Call Me By Your Name (2017)

‘How you live your life is your business, just remember, our hearts and our bodies are given to us only once.’ 

This film is a glorious escape. Despite only seeing it twice, it’s quickly become a favourite. CMBYN is set in Northern Italy in the summer of 1983, where 17 year old Elio begins a relationship with Oliver, his father’s research assistant who is staying with his family for 6 weeks. While at first they don’t necessarily get on, they soon start to bond over intellect, their Jewish backgrounds and later sensuality and complete intimacy. Although the word is never uttered, it is refreshing to see two bisexual characters together, especially male characters as there’s even fewer of those than female in media representation. Having read the book, I have to say Timothée Chalamet’s performance is insanely good, he embodies Elio’s character completely. You can tell all the choices have been made carefully, from music to camera angles.
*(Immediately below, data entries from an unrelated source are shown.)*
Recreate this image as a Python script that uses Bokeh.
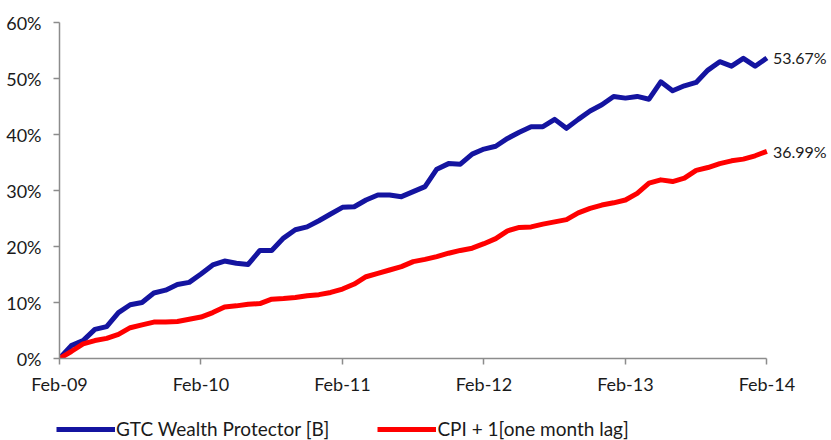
from bokeh.plotting import figure
from bokeh.layouts import column
from bokeh.core.properties import value
from bokeh.models import (ColumnDataSource, FixedTicker, Range1d, Legend, LegendItem,
                          LabelSet, PrintfTickFormatter)
from bokeh.embed import file_html
from bokeh.resources import INLINE

# Monthly cumulative returns, Feb-09 .. Feb-14 (61 month-end points), in %
gtc = [0.0, 2.3, 3.2, 5.2, 5.7, 8.2, 9.6, 10.0, 11.7, 12.2, 13.2, 13.6, 15.1,
       16.7, 17.4, 17.0, 16.8, 19.3, 19.3, 21.5, 23.0, 23.5, 24.6, 25.8, 27.0,
       27.1, 28.3, 29.2, 29.2, 28.9, 29.8, 30.7, 33.8, 34.8, 34.7, 36.5, 37.4,
       37.9, 39.3, 40.4, 41.4, 41.4, 42.7, 41.1, 42.7, 44.2, 45.3, 46.8, 46.5,
       46.8, 46.3, 49.4, 47.8, 48.7, 49.3, 51.5, 53.0, 52.2, 53.6, 52.2, 53.67]
cpi = [0.0, 1.25, 2.6, 3.2, 3.6, 4.3, 5.5, 6.0, 6.5, 6.5, 6.6, 7.0, 7.4,
       8.2, 9.2, 9.4, 9.7, 9.8, 10.6, 10.7, 10.9, 11.2, 11.4, 11.8, 12.4,
       13.3, 14.6, 15.2, 15.8, 16.4, 17.3, 17.7, 18.2, 18.8, 19.3, 19.7, 20.5,
       21.4, 22.8, 23.4, 23.5, 24.0, 24.4, 24.8, 26.0, 26.8, 27.4, 27.8, 28.3,
       29.5, 31.3, 31.9, 31.6, 32.2, 33.6, 34.1, 34.8, 35.3, 35.6, 36.2, 36.99]
months = list(range(len(gtc)))
tick_pos = [0, 12, 24, 36, 48, 60]
tick_labels = ["Feb-09", "Feb-10", "Feb-11", "Feb-12", "Feb-13", "Feb-14"]
y_ticks = [0, 10, 20, 30, 40, 50, 60]
series_names = ["GTC Wealth Protector [B]", "CPI + 1[one month lag]"]

BLUE = "#1414A0"
RED = "#FF0000"
FONT = "Lato"
AXIS_GREY = "#8C8C8C"
TXT = "#1a1a1a"

W = 831
LEFT, TOP, BOTTOM = 59, 22, 52
FRAME_W, FRAME_H = W - LEFT, 336
LEG_H = 30
px_per_month = 707.4 / 60.0
x_max = FRAME_W / px_per_month

p = figure(frame_width=FRAME_W, frame_height=FRAME_H, output_backend="svg",
           toolbar_location=None,
           x_range=Range1d(0, x_max), y_range=Range1d(0, 60),
           min_border_left=LEFT, min_border_right=0, min_border_top=TOP,
           min_border_bottom=BOTTOM)
p.outline_line_color = None
p.xgrid.visible = False
p.ygrid.visible = False

src = ColumnDataSource(dict(m=months, gtc=gtc, cpi=cpi))
r1 = p.line("m", "gtc", source=src, line_color=BLUE, line_width=5, line_join="round")
r2 = p.line("m", "cpi", source=src, line_color=RED, line_width=5, line_join="round")

for ax in (p.xaxis[0], p.yaxis[0]):
    ax.axis_line_color = AXIS_GREY
    ax.axis_line_width = 1.5
    ax.major_tick_line_color = AXIS_GREY
    ax.major_tick_line_width = 1.5
    ax.major_tick_in = 0
    ax.major_tick_out = 6
    ax.minor_tick_line_color = None
    ax.major_label_text_font = FONT
    ax.major_label_text_font_size = "18px"
    ax.major_label_text_color = TXT

p.xaxis.ticker = FixedTicker(ticks=tick_pos)
p.xaxis.bounds = (0, 60)
p.xaxis.major_label_overrides = {t: l for t, l in zip(tick_pos, tick_labels)}
p.xaxis.major_label_standoff = 8
p.yaxis.ticker = FixedTicker(ticks=y_ticks)
p.yaxis.formatter = PrintfTickFormatter(format="%d%%")
p.yaxis.major_label_standoff = 12

end_src = ColumnDataSource(dict(x=[months[-1], months[-1]], y=[gtc[-1], cpi[-1]],
                                t=[f"{gtc[-1]:.2f}%", f"{cpi[-1]:.2f}%"]))
labels = LabelSet(x="x", y="y", text="t", source=end_src, x_offset=6,
                  text_baseline="middle", text_font=value(FONT),
                  text_font_size="16px", text_color=TXT)
p.add_layout(labels)

# Legend strip underneath the chart (its sample lines sit outside the visible range)
leg = figure(frame_width=W, frame_height=LEG_H, output_backend="svg",
             toolbar_location=None, x_range=Range1d(0, 1), y_range=Range1d(0, 1),
             min_border=0, x_axis_location=None, y_axis_location=None)
leg.outline_line_color = None
leg.xgrid.visible = False
leg.ygrid.visible = False
hidden = ColumnDataSource(dict(x=[5, 6], y=[5, 5]))
l1 = leg.line("x", "y", source=hidden, line_color=BLUE, line_width=5)
l2 = leg.line("x", "y", source=hidden, line_color=RED, line_width=5)
legend = Legend(items=[LegendItem(label=series_names[0], renderers=[l1]),
                       LegendItem(label=series_names[1], renderers=[l2])],
                location=(56, 0), orientation="horizontal",
                glyph_width=59, glyph_height=20, label_standoff=1, spacing=48,
                padding=0, margin=0, border_line_alpha=0, background_fill_alpha=0,
                label_text_font=FONT, label_text_font_size="19px",
                label_text_color=TXT)
leg.add_layout(legend, "center")

layout = column(p, leg, spacing=0)
open("out.html", "w").write(file_html(layout, INLINE))
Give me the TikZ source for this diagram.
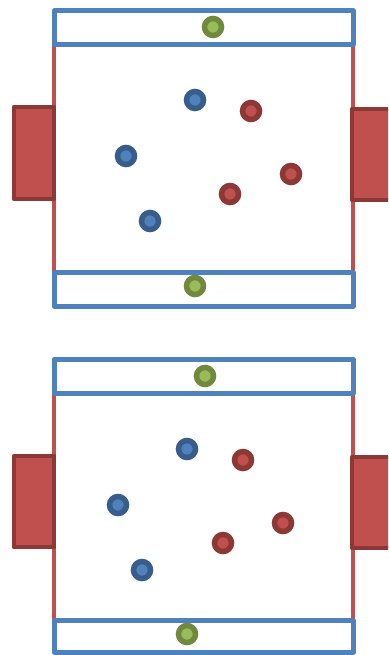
\documentclass[tikz,border=0pt]{standalone}
\definecolor{oblue}{HTML}{4F81BD}
\definecolor{dblue}{HTML}{385D8A}
\definecolor{ored}{HTML}{C0504D}
\definecolor{dred}{HTML}{8C3836}
\definecolor{ogreen}{HTML}{9BBB59}
\definecolor{dgreen}{HTML}{71893F}
\tikzset{
  sideline/.style={draw=ored, line width=4.5pt},
  zone/.style={draw=oblue, line width=5pt, line join=round},
  goal/.style={draw=dred, fill=ored, line width=4.5pt, line join=round},
  bluep/.style={circle, draw=dblue, fill=oblue, line width=5.5pt, minimum size=17pt, inner sep=0pt},
  redp/.style={circle, draw=dred, fill=ored, line width=5.5pt, minimum size=17pt, inner sep=0pt},
  ball/.style={circle, draw=dgreen, fill=ogreen, line width=5.5pt, minimum size=17pt, inner sep=0pt},
}
\begin{document}
\begin{tikzpicture}[x=1pt, y=-1pt]
\useasboundingbox (0,0) rectangle (388,655);
\clip (0,0) rectangle (388,655);
% ---- top diagram ----
\draw[sideline] (54,45) -- (54,272);
\draw[sideline] (353,45) -- (353,272);
\draw[goal] (14,107) rectangle (54,199);
\draw[goal] (352,109) rectangle (398,200);
\draw[zone] (54,11) rectangle (353,45);
\draw[zone] (54,272) rectangle (353,306);
\node[ball] (g1) at (213,27) {};
\node[ball] (g2) at (195,286) {};
\node[bluep] (b1) at (195,100) {};
\node[bluep] (b2) at (126,156) {};
\node[bluep] (b3) at (150,221) {};
\node[redp] (r1) at (251,111) {};
\node[redp] (r2) at (291,174) {};
\node[redp] (r3) at (230,194) {};
% ---- bottom diagram ----
\draw[sideline] (54,393) -- (54,620);
\draw[sideline] (353,393) -- (353,620);
\draw[goal] (14,456) rectangle (54,547);
\draw[goal] (352,457) rectangle (398,548);
\draw[zone] (54,359) rectangle (353,393);
\draw[zone] (54,620) rectangle (353,652);
\node[ball] (g3) at (205,376) {};
\node[ball] (g4) at (187,634) {};
\node[bluep] (b4) at (187,449) {};
\node[bluep] (b5) at (118,505) {};
\node[bluep] (b6) at (142,570) {};
\node[redp] (r4) at (243,460) {};
\node[redp] (r5) at (283,523) {};
\node[redp] (r6) at (223,543) {};
\end{tikzpicture}
\end{document}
You’re watching a very unusual love story unfold but you feel you’re in confident hands. We’re seeing it from Elio’s point of view (just like the novel) so we learn about him as he does. If you’re looking for a romance which isn’t so run of the mill and fancy a little escape, this is the film for you.

I hope you’ve maybe found something new to watch! I already have a part two planned for this as I have a huge list, too many for just one blog.